- [Stated problem]
Return a copy of each line that holds the string "Emit".

- [Extracted records]
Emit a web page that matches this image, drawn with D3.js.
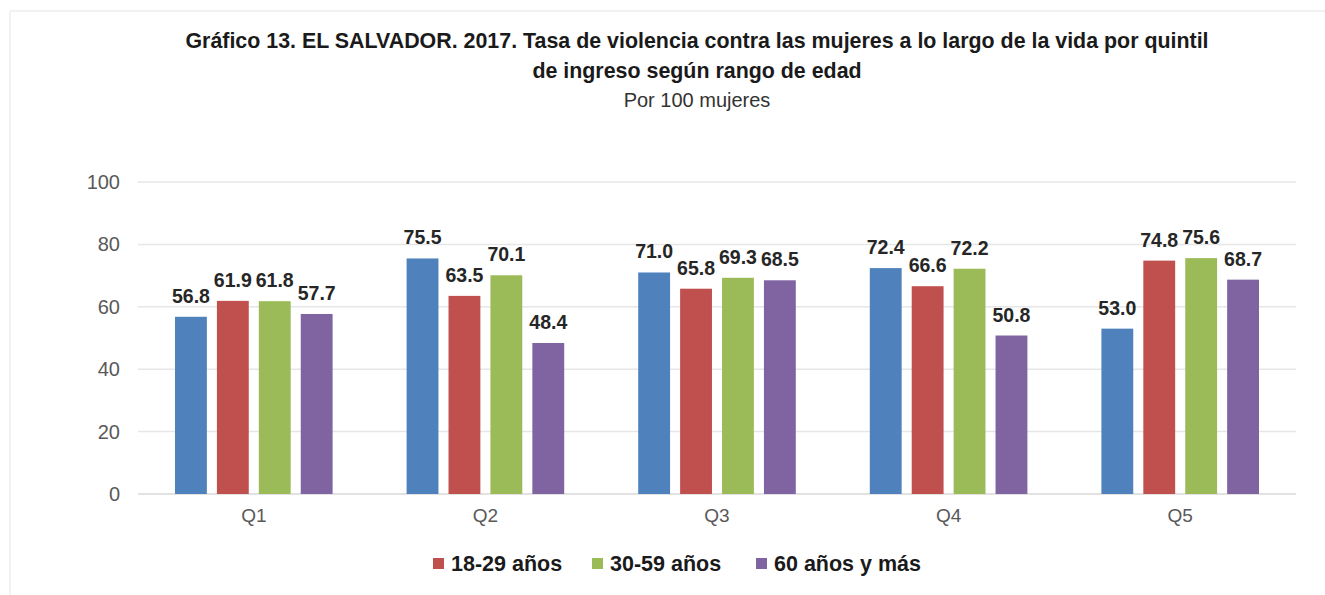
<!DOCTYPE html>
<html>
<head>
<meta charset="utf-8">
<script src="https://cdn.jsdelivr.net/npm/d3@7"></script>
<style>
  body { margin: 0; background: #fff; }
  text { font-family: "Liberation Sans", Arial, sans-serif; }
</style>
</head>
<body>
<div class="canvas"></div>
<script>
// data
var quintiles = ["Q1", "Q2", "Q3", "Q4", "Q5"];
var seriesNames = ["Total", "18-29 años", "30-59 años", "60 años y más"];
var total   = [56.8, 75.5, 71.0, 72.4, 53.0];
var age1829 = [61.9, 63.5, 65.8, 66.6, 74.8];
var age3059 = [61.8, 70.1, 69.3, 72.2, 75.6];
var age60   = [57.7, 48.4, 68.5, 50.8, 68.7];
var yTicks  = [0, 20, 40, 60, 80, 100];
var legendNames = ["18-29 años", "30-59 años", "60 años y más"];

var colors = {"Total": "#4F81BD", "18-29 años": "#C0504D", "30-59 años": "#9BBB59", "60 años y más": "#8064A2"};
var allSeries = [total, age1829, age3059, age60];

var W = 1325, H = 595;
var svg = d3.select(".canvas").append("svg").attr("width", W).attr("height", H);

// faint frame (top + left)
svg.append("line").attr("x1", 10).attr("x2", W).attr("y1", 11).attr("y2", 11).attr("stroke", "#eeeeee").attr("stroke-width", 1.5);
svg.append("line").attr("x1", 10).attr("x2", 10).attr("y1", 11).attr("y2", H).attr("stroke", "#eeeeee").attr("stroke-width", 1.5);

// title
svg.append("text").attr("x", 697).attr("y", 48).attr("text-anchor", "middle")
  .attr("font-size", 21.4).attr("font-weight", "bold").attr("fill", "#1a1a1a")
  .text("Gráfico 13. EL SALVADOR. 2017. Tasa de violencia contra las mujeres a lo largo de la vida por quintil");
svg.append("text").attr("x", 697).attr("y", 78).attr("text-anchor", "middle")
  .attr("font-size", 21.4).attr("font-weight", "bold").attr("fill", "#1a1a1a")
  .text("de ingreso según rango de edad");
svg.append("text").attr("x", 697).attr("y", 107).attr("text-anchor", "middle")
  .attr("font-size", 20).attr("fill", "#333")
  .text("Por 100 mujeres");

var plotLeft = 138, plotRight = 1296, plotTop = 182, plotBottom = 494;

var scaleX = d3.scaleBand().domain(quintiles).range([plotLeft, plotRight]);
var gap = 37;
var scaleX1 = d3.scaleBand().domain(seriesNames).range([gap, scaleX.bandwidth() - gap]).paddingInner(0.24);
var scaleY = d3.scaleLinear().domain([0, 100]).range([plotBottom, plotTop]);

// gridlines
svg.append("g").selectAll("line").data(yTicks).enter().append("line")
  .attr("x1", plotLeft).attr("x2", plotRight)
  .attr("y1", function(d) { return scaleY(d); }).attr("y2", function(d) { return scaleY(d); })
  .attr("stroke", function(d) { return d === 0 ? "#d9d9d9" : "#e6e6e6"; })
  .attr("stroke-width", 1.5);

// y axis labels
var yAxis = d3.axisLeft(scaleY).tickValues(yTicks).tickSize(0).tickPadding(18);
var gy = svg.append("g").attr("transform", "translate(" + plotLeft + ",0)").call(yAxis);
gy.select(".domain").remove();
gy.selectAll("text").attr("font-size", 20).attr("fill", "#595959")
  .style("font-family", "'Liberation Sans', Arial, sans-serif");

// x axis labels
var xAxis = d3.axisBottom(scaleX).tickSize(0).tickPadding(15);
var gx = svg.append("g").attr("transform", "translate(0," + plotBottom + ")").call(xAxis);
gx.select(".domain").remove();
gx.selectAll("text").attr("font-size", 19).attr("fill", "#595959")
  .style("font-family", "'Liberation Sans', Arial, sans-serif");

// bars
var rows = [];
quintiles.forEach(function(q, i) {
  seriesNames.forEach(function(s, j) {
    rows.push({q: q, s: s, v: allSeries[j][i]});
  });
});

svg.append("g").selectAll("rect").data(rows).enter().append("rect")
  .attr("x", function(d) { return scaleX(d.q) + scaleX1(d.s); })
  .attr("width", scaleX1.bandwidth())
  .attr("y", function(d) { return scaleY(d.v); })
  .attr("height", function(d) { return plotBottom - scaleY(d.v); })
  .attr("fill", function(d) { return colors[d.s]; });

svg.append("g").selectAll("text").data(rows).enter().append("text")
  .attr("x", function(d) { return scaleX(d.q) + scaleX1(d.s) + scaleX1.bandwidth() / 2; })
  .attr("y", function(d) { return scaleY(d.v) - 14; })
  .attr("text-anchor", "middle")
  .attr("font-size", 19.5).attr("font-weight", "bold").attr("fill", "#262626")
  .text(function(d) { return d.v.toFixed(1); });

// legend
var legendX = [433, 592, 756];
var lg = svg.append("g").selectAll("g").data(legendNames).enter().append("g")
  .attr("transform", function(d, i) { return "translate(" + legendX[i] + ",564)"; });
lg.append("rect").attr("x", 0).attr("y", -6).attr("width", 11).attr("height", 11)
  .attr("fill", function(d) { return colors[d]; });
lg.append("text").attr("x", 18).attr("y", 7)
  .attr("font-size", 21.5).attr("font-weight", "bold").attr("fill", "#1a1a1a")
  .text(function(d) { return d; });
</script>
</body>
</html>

---

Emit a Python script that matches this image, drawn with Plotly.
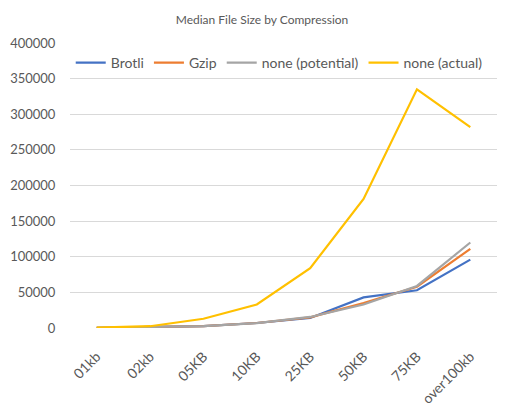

- [Answer to this problem]
Emit a web page that matches this image, drawn with D3.js.
Emit a Python script that matches this image, drawn with Plotly.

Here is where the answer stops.